**TASK DIRECTIONS:** Each line that holds the word "this" should be returned.

**EXERCISE INPUT:**
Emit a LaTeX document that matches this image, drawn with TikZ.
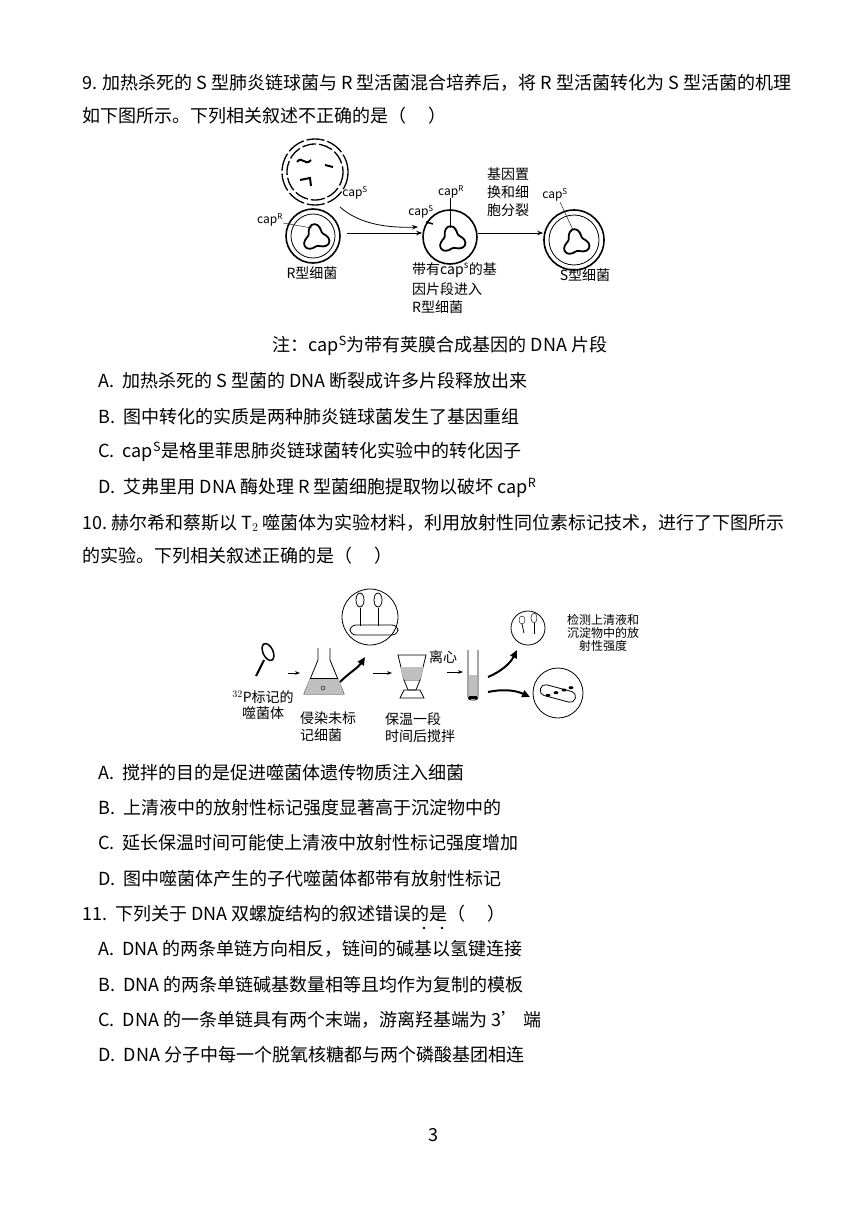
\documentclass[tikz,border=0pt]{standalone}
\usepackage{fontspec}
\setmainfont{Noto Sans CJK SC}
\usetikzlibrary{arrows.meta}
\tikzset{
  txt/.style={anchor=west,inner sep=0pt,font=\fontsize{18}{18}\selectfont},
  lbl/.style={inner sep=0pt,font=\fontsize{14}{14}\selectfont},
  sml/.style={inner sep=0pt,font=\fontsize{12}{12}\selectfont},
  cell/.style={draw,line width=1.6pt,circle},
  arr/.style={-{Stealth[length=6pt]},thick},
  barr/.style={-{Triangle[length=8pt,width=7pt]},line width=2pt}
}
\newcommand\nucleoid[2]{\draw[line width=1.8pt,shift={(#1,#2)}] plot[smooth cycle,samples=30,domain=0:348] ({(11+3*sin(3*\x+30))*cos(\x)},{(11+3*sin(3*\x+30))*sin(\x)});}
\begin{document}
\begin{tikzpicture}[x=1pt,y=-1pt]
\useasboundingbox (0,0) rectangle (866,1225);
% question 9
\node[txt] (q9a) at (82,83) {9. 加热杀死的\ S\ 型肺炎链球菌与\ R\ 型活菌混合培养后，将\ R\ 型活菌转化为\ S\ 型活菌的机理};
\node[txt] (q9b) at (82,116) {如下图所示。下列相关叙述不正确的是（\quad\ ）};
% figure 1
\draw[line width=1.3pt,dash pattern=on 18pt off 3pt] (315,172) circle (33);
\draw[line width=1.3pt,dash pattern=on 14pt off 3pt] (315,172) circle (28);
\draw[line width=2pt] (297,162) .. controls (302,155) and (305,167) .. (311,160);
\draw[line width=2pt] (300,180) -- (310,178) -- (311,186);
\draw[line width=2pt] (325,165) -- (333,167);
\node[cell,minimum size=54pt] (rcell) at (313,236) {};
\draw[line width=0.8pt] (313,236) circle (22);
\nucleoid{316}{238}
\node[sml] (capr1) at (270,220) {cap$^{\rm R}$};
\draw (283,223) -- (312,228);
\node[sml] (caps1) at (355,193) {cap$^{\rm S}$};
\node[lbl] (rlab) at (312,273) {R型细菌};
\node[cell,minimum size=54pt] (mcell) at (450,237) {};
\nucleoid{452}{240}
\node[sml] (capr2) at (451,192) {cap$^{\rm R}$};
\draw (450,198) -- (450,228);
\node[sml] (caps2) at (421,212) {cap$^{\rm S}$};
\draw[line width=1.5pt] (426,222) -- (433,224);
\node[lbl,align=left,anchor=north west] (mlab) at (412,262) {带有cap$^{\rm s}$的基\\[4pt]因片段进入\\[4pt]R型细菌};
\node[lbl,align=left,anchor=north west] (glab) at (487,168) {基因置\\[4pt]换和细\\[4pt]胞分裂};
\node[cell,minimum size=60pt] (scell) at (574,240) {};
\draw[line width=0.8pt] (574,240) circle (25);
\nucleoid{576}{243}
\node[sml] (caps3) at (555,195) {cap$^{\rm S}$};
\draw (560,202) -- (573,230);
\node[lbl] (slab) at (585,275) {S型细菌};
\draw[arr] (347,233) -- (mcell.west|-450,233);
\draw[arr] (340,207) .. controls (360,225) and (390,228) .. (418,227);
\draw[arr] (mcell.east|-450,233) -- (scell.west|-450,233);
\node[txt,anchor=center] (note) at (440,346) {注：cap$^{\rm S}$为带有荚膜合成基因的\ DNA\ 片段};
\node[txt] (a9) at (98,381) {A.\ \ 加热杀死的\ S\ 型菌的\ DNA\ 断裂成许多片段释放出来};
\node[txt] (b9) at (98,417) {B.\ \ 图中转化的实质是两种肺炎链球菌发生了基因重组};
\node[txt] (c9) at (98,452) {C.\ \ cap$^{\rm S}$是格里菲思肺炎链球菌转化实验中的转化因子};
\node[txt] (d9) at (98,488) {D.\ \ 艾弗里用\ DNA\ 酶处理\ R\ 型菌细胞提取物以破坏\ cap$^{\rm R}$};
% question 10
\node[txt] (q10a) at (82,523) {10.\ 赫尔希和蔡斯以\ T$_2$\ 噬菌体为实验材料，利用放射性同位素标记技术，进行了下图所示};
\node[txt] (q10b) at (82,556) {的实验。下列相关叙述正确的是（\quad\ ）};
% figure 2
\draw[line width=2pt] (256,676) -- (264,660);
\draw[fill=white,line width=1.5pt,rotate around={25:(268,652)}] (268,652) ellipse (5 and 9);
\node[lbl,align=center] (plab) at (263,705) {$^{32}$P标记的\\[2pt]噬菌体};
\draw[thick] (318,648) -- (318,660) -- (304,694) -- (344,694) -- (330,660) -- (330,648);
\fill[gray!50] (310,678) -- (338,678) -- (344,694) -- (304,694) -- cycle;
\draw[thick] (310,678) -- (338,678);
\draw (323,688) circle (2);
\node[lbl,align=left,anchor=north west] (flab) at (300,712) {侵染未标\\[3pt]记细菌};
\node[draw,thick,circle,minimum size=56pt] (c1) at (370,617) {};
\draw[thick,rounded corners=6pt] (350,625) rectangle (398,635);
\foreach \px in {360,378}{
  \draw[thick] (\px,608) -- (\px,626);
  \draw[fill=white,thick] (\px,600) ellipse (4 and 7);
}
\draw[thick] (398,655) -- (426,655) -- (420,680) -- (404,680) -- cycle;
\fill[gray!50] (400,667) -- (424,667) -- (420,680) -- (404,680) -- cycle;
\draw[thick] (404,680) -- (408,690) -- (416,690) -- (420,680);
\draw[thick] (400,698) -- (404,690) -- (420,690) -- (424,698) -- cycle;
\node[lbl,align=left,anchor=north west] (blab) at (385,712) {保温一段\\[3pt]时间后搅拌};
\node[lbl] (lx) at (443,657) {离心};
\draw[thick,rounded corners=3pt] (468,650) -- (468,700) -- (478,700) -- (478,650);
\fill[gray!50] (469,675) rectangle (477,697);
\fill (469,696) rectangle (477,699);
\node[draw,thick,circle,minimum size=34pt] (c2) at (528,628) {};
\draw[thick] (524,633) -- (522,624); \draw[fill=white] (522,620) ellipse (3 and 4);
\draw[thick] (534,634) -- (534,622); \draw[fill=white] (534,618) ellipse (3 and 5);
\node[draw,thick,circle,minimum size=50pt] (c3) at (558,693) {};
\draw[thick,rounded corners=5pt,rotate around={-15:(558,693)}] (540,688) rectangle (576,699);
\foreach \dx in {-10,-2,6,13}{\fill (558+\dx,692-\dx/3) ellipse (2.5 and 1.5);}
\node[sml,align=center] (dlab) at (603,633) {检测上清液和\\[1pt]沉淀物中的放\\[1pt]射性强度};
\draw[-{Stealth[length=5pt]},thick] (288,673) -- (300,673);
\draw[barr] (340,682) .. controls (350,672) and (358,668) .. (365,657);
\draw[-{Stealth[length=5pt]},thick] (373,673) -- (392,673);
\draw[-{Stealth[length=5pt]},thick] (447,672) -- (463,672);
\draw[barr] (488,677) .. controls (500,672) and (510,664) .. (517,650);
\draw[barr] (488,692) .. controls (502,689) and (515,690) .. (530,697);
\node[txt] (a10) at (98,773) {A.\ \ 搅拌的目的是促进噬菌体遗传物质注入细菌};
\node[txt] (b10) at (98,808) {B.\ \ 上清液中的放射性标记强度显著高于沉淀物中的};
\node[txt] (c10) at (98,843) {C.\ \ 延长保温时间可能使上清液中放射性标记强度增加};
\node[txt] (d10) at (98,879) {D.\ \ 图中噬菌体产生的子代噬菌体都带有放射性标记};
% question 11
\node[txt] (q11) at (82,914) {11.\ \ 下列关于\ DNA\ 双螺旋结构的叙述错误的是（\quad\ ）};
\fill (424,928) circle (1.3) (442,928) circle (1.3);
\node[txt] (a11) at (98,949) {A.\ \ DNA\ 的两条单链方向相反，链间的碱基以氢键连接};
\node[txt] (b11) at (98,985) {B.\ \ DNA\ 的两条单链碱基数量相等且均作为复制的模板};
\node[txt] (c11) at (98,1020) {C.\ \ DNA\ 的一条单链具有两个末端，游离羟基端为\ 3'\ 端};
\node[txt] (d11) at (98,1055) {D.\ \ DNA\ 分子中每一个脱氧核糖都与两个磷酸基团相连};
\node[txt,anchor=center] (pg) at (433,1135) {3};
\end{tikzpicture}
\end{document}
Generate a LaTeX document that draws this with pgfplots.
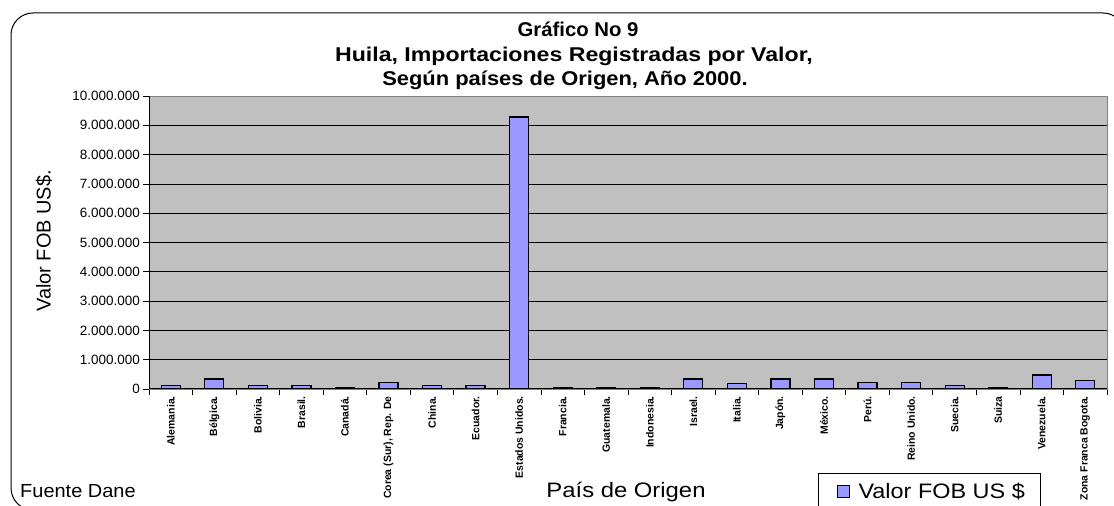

**WRITTEN SOLUTION:**
Emit a LaTeX document that matches this image, drawn with TikZ.
Generate a LaTeX document that draws this with pgfplots.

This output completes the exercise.